• GOAL
Locate, in the data below, the line that contains "Give me the matplotlib source for this chart." and the line that contains "from matplotlib.patches import Rectangle"; reproduce exactly those two lines and every line between them, nothing more.

• DATA FOR PROCESSING
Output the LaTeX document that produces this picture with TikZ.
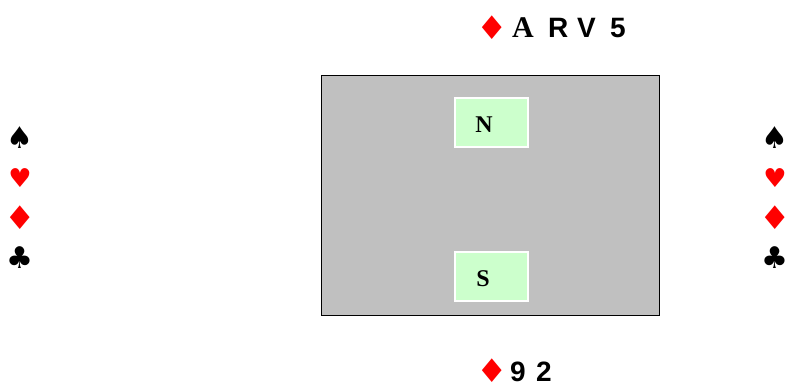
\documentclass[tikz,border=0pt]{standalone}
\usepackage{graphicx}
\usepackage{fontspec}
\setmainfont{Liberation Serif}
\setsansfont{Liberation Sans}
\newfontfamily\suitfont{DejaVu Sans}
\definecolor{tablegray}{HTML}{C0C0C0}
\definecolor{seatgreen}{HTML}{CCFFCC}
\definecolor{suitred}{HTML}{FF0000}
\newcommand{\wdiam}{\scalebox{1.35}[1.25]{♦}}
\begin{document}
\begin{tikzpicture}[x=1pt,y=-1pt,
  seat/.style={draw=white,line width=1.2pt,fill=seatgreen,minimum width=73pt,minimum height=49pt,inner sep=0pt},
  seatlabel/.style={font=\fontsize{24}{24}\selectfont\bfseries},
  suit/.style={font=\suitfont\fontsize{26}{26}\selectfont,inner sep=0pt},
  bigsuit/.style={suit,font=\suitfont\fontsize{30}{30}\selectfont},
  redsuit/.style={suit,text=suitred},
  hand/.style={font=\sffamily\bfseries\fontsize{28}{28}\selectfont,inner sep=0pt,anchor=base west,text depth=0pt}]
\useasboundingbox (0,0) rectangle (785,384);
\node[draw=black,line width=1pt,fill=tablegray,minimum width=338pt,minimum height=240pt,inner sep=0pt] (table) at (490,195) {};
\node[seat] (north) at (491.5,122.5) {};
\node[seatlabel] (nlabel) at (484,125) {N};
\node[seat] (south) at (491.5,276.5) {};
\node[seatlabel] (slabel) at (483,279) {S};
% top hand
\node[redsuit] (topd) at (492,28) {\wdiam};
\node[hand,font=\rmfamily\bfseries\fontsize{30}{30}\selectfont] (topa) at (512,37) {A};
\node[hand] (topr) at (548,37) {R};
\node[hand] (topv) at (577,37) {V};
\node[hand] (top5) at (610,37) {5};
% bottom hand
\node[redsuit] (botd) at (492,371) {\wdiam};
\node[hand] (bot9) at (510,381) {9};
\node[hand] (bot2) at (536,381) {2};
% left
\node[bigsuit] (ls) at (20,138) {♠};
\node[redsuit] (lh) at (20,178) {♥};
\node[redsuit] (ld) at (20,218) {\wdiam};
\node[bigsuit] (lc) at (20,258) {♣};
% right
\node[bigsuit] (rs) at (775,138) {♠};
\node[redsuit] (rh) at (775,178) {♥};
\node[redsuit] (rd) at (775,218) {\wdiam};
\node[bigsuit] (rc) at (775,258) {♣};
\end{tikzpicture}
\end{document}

...

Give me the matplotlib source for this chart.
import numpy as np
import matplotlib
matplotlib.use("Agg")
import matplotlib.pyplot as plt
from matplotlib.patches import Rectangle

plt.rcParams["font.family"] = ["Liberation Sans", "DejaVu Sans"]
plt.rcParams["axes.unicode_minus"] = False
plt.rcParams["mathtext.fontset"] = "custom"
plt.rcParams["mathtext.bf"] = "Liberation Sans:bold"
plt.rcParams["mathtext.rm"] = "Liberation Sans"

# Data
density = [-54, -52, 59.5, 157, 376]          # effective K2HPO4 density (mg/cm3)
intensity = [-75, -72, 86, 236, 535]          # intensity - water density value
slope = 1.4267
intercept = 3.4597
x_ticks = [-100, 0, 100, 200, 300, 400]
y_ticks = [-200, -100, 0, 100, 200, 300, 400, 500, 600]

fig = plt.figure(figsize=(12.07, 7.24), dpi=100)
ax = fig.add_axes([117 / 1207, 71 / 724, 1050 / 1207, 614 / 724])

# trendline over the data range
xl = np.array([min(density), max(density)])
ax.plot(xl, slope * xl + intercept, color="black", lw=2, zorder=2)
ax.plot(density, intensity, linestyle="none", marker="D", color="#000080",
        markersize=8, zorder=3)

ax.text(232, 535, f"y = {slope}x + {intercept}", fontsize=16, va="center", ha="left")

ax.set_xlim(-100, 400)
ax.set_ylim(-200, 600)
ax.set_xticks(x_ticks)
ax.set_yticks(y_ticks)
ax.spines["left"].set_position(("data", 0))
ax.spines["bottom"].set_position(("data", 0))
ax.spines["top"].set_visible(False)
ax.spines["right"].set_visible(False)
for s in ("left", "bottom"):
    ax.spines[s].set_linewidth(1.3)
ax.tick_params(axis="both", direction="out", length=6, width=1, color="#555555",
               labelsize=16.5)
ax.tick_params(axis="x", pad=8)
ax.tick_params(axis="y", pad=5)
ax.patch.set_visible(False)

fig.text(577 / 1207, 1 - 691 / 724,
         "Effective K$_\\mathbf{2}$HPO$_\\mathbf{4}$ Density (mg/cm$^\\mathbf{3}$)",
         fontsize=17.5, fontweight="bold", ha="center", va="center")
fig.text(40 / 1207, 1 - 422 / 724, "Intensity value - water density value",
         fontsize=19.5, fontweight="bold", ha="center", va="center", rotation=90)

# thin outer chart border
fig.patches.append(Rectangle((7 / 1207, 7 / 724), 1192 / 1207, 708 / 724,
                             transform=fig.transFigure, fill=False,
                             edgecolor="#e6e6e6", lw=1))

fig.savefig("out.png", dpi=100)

...

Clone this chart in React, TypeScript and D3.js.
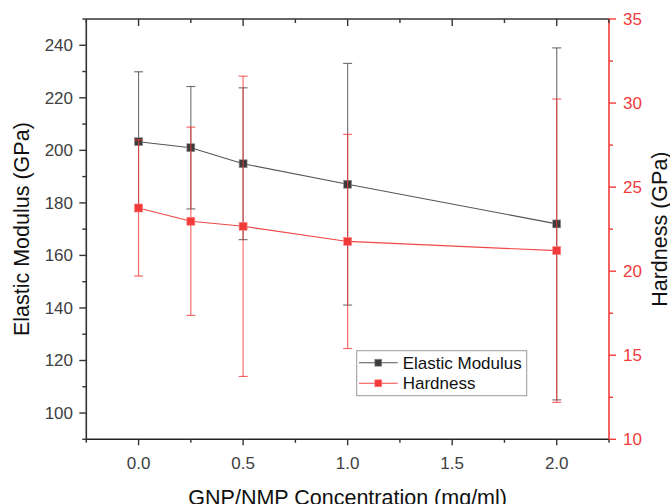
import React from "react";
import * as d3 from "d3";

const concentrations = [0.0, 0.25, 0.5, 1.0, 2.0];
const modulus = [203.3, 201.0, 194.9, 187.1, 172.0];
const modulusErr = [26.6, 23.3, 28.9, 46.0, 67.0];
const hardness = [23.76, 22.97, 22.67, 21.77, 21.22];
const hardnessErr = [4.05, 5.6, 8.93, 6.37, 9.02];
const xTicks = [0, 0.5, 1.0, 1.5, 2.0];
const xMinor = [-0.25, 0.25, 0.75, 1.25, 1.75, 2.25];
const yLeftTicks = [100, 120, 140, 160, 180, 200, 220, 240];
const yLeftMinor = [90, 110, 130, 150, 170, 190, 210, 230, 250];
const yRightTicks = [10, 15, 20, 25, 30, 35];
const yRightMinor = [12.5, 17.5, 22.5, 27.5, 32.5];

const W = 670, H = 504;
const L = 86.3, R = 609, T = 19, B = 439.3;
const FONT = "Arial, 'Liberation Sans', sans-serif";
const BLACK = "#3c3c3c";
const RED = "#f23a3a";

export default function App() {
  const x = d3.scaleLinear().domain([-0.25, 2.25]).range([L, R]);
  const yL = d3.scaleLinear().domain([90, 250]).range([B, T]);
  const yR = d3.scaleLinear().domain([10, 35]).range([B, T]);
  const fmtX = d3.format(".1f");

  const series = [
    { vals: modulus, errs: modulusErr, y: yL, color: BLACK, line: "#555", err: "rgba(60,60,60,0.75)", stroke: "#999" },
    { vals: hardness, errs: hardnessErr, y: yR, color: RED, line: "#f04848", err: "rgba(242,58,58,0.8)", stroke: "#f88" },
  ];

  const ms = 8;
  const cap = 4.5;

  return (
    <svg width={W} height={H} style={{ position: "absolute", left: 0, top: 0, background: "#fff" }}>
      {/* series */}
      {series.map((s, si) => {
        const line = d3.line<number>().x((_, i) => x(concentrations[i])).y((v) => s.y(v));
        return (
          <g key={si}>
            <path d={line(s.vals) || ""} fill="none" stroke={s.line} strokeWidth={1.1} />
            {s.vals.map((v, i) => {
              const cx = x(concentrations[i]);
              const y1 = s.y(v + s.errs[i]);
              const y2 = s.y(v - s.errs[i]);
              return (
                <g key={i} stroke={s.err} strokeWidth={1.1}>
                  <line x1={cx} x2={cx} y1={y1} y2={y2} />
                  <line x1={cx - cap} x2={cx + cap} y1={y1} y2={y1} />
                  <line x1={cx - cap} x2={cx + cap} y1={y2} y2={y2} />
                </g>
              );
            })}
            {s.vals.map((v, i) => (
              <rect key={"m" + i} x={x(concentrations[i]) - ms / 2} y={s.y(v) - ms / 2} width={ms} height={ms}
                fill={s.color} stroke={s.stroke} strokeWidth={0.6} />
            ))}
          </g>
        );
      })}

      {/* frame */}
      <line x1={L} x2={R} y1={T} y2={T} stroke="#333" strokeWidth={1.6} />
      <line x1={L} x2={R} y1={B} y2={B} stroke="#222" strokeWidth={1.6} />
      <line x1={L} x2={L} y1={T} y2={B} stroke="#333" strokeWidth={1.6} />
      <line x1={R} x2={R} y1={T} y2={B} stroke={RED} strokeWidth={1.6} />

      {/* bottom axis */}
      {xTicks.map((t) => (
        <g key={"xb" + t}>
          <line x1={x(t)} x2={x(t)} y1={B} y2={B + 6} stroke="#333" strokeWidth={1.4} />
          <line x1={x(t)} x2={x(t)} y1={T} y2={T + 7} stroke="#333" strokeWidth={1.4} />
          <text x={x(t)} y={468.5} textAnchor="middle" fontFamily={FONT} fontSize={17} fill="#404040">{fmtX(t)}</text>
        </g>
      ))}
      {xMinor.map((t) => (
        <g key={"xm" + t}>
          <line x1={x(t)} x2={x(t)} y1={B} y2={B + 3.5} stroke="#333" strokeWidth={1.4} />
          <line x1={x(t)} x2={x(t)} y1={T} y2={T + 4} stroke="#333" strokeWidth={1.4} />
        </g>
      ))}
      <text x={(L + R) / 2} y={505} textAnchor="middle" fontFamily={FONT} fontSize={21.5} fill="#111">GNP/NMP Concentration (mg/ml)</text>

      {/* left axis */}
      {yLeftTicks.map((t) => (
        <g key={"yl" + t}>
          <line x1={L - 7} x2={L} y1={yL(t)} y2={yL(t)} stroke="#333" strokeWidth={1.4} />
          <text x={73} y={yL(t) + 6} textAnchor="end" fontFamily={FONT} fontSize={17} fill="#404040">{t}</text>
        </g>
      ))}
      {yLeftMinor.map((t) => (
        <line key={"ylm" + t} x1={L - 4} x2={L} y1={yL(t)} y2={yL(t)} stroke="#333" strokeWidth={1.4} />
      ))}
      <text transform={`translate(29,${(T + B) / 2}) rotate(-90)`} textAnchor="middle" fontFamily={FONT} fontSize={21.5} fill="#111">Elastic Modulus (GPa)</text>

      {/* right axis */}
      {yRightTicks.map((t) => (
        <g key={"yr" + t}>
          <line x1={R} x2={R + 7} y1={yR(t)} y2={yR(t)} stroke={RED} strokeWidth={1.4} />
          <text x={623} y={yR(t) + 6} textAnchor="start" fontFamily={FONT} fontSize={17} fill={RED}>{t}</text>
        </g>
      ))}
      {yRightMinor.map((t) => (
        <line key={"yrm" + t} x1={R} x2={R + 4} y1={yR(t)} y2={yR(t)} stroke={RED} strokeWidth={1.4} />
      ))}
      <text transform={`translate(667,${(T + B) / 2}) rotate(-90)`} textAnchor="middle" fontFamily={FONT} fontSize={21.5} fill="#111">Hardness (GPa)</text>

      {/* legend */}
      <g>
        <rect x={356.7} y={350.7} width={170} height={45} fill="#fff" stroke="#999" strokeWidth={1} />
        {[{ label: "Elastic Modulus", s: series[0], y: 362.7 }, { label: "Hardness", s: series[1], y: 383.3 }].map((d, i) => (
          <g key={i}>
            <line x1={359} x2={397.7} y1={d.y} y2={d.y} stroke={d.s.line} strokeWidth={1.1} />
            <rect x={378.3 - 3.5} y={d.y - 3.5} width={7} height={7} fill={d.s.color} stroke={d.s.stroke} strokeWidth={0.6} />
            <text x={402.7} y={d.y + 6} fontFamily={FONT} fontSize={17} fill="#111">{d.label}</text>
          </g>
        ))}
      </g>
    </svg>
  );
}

• RESULT
Give me the matplotlib source for this chart.
import numpy as np
import matplotlib
matplotlib.use("Agg")
import matplotlib.pyplot as plt
from matplotlib.patches import Rectangle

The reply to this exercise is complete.